§ What the exercise asks:
Copy, from the entries below, each line in which the string "chart" appears.
++++ The records ++++
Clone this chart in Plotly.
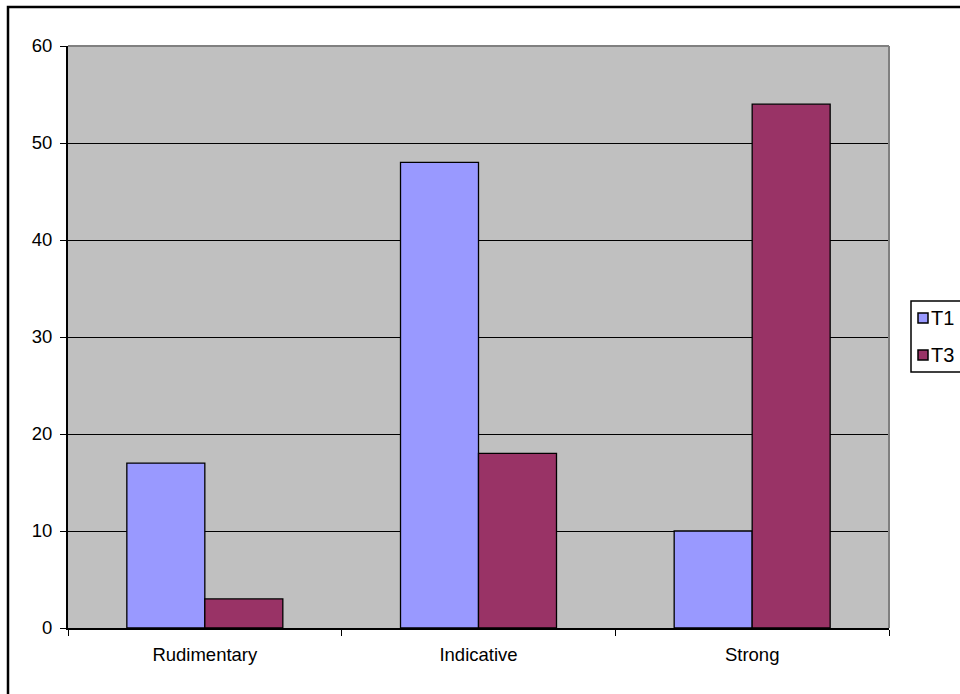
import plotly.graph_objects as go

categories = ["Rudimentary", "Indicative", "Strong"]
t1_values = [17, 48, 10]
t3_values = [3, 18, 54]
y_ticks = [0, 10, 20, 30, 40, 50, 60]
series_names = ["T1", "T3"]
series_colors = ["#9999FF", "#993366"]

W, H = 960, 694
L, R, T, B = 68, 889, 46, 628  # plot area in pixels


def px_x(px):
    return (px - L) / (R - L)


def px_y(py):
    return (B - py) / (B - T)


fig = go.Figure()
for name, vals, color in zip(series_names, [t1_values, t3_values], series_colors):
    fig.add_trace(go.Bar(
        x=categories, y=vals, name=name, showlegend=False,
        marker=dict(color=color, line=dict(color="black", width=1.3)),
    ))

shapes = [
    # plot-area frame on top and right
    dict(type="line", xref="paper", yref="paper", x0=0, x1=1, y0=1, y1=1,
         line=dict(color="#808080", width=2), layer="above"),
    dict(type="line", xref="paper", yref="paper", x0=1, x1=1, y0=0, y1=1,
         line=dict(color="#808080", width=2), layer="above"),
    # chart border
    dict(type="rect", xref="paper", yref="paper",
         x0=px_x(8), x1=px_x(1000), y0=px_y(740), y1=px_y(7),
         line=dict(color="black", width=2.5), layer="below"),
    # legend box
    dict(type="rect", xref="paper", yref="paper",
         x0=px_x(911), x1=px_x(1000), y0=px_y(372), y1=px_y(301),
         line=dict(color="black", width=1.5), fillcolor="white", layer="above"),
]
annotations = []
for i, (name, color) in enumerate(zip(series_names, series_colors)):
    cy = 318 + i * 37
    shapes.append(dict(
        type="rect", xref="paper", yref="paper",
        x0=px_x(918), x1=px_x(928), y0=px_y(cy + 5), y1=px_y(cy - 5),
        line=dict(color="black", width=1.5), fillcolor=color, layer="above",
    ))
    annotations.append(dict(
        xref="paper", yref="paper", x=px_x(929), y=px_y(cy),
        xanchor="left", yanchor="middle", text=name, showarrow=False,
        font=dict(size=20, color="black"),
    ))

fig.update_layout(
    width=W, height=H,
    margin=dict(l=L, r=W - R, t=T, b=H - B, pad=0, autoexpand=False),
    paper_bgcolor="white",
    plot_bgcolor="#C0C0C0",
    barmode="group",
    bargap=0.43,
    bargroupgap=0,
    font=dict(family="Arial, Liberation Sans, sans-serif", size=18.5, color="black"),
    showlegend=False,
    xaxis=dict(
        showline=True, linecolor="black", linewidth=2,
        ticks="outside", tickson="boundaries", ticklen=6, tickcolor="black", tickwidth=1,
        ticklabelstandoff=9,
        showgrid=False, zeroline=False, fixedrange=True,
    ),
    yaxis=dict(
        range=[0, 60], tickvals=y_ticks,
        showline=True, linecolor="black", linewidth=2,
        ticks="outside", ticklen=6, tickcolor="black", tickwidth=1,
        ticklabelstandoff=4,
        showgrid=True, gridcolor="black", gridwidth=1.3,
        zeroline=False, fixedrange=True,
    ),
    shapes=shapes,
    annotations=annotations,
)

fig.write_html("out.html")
++++
++++ The records ++++
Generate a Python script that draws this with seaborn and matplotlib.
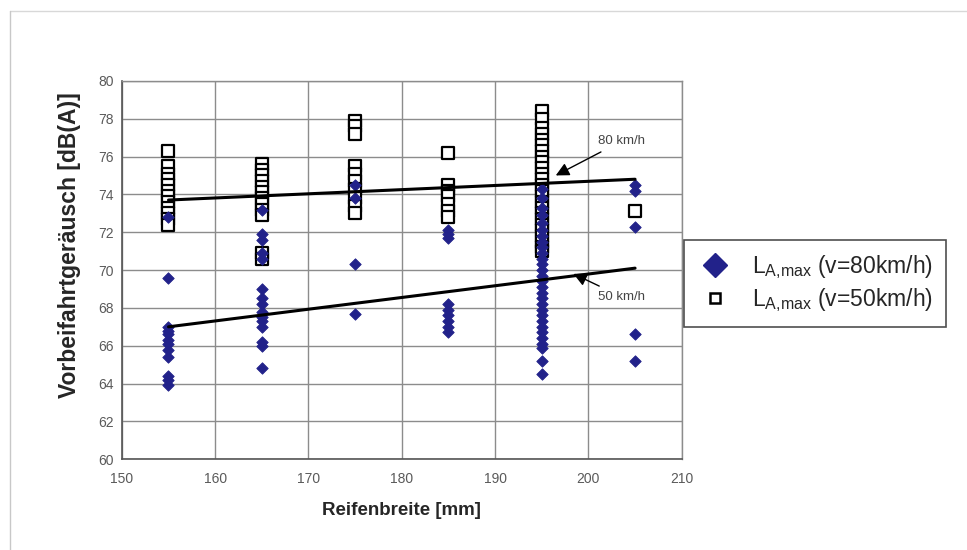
++++
§ Solution for this problem:
Clone this chart in Plotly.
    # chart border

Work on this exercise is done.